Each client comes to us with certain goals in mind. The University of Illinois Urbana-Champaign was no different, bringing with them the desire to celebrate the use of recycled and reclaimed materials in their new residence hall. We accomplished this goal by incorporating several environmentally sensitive materials, including carpet made with reclaimed yarns from the manufacturing process, countertops incorporating crushed glass bottles, recycled milk jugs and other plastics, as well as reclaimed wood veneer.
The wood veneer proved to be an interesting research project, taking us back to the early logging days of the east coast.
Recovered from the bottom of Moosehead Lake, which feeds the Kennebec River, these logs had sunken during log drives that had occurred between the early 1600s and late 1800s. This was verified by the different cuts left by the varying logging methods of the time.
At one point during this time period, the lake had four sawmills operating on the southern end.

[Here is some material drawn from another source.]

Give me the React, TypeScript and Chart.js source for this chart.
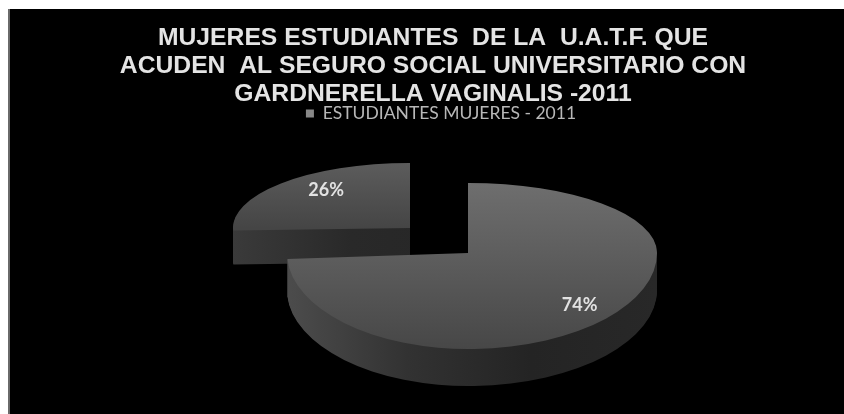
import React, { useEffect, useRef } from "react";
import { Chart, registerables } from "chart.js";

Chart.register(...registerables);

const categories = ["Con Gardnerella", "Sin Gardnerella"];
const shares = [74, 26];
const seriesName = "ESTUDIANTES MUJERES - 2011";
const titleLines = [
  "MUJERES ESTUDIANTES  DE LA  U.A.T.F. QUE",
  "ACUDEN  AL SEGURO SOCIAL UNIVERSITARIO CON",
  "GARDNERELLA VAGINALIS -2011",
];

const WIDTH = 836;
const HEIGHT = 406;

// projection of each slice in canvas pixels: pie seen in perspective
const projections = [
  { tx: 460, ty: 245, left: 181, right: 189, up: 70, down: 96, depth: 37, labelX: 0.81, labelY: 0.79,
    top: ["#6e6e6e", "#5e5e5e", "#474747"], wall: ["#4c4c4c", "#323232", "#242424", "#282828"] },
  { tx: 402, ty: 220, left: 177, right: 177, up: 65, down: 40, depth: 34, labelX: 0.65, labelY: 0.85,
    top: ["#5c5c5c", "#454545", "#454545"], wall: ["#3a3a3a", "#292929", "#262626", "#262626"] },
];

const pie3d = {
  id: "pie3d",
  beforeDraw(chart: any) {
    const { ctx } = chart;
    ctx.save();
    ctx.fillStyle = "#000000";
    ctx.fillRect(0, 1, WIDTH, HEIGHT - 1);
    ctx.fillStyle = "#6a6a6a";
    ctx.fillRect(0, 1, 2, HEIGHT - 1);
    ctx.restore();
  },
  afterLayout(chart: any) {
    chart.legend.left += 8;
    chart.legend.right += 8;
    chart.legend.top -= 7;
    chart.legend.bottom -= 7;
  },
  beforeDatasetsDraw(chart: any) {
    const { ctx } = chart;
    const arcs = chart.getDatasetMeta(0).data;

    const paint = (el: any, p: any, dy: number) => {
      const R = el.outerRadius;
      for (const sx of [-1, 1]) {
        for (const sy of [-1, 1]) {
          ctx.save();
          ctx.beginPath();
          const cy = p.ty + dy;
          ctx.rect(sx < 0 ? 0 : p.tx, sy < 0 ? 0 : cy, sx < 0 ? p.tx : WIDTH - p.tx, sy < 0 ? cy : HEIGHT - cy);
          ctx.clip();
          ctx.translate(p.tx, cy);
          ctx.scale((sx < 0 ? p.left : p.right) / R, (sy < 0 ? p.up : p.down) / R);
          ctx.translate(-el.x, -el.y);
          el.draw(ctx);
          ctx.restore();
        }
      }
    };

    // small slice first, the large one overlaps it
    for (const i of [1, 0]) {
      const el = arcs[i];
      const p = projections[i];
      const R = el.outerRadius;
      const base = el.options;

      const wall = ctx.createLinearGradient(el.x - R, 0, el.x + R, 0);
      p.wall.forEach((c, k) => wall.addColorStop(k / (p.wall.length - 1), c));
      el.options = { ...base, backgroundColor: wall };
      for (let d = p.depth; d >= 1; d--) paint(el, p, d);

      const face = ctx.createLinearGradient(0, el.y - R, 0, el.y + R);
      p.top.forEach((c, k) => face.addColorStop(k / (p.top.length - 1), c));
      el.options = { ...base, backgroundColor: face };
      paint(el, p, 0);
      el.options = base;
    }

    // percentage labels
    ctx.save();
    ctx.font = "bold 18px Lato";
    ctx.fillStyle = "#e2e2e2";
    ctx.textAlign = "center";
    ctx.textBaseline = "middle";
    arcs.forEach((el: any, i: number) => {
      const p = projections[i];
      const mid = (el.startAngle + el.endAngle) / 2;
      const cx = Math.cos(mid);
      const cy = Math.sin(mid);
      const x = p.tx + cx * (cx < 0 ? p.left : p.right) * p.labelX;
      const y = p.ty + cy * (cy < 0 ? p.up : p.down) * p.labelY;
      ctx.fillText(`${shares[i]}%`, x, y);
    });
    ctx.restore();
    return false;
  },
};

export default function App() {
  const ref = useRef<HTMLCanvasElement>(null);
  useEffect(() => {
    const chart = new Chart(ref.current as HTMLCanvasElement, {
      type: "pie",
      data: {
        labels: categories,
        datasets: [{ label: seriesName, data: shares, backgroundColor: ["#606060", "#505050"], borderWidth: 0, hoverOffset: 0 }],
      },
      options: {
        animation: false,
        responsive: false,
        devicePixelRatio: 1,
        layout: { padding: { left: 14, top: 0, right: 0, bottom: 0 } },
        plugins: {
          tooltip: { enabled: false },
          title: {
            display: true,
            text: titleLines,
            color: "#e4e4e4",
            font: { family: "'Liberation Sans'", size: 24.7, weight: "bold", lineHeight: 1.13 },
            padding: { top: 16, bottom: 0 },
          },
          legend: {
            display: true,
            position: "top",
            labels: {
              color: "#b8b8b8",
              font: { family: "Lato", size: 17.5 },
              boxWidth: 8,
              boxHeight: 8,
              padding: 4,
              generateLabels: () => [
                { text: seriesName, fillStyle: "#888888", strokeStyle: "#888888", lineWidth: 0, fontColor: "#b8b8b8", datasetIndex: 0 } as any,
              ],
            },
          },
        },
      },
      plugins: [pie3d as any],
    });
    return () => chart.destroy();
  }, []);
  return (
    <canvas
      ref={ref}
      width={WIDTH}
      height={HEIGHT}
      style={{ position: "absolute", left: 8, top: 8, width: WIDTH, height: HEIGHT, filter: "blur(0.5px)" }}
    />
  );
}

Loggers would cut down the trees surrounding the lake, haul the trunks into the water with horses or oxen where nimble-footed men called “Log Drivers” or “River Pigs” would guide the logs downstream, using pike poles to keep them from jamming or running ashore. During these log drives, many logs were lost or abandoned during inclement weather. Resting undisturbed for centuries, these logs were preserved by fresh Maine water, protecting them from direct sunlight, pests, and oxygen; key ingredients for decay. These sunken logs are referred to as “deadheads.” According to the founder of an antique wood flooring company, the Goodwin Company, George Goodwin, “deadhead” logs are named because the small end that floats looks like a head floating in the water.
Today the logs are recovered by underwater loggers with the use of sonar and boats equipped with long armed claws. Found in deep water, these logs are pulled to a holding area in the lake near the dock until they were ready to be put on a truck for processing to avoid unnecessary decay from air exposure. Once plucked from the lake using a long-armed claw, logs are sent to the saw mill for processing into veneers and other products giving life and energy to projects much like our own Wassaja Hall.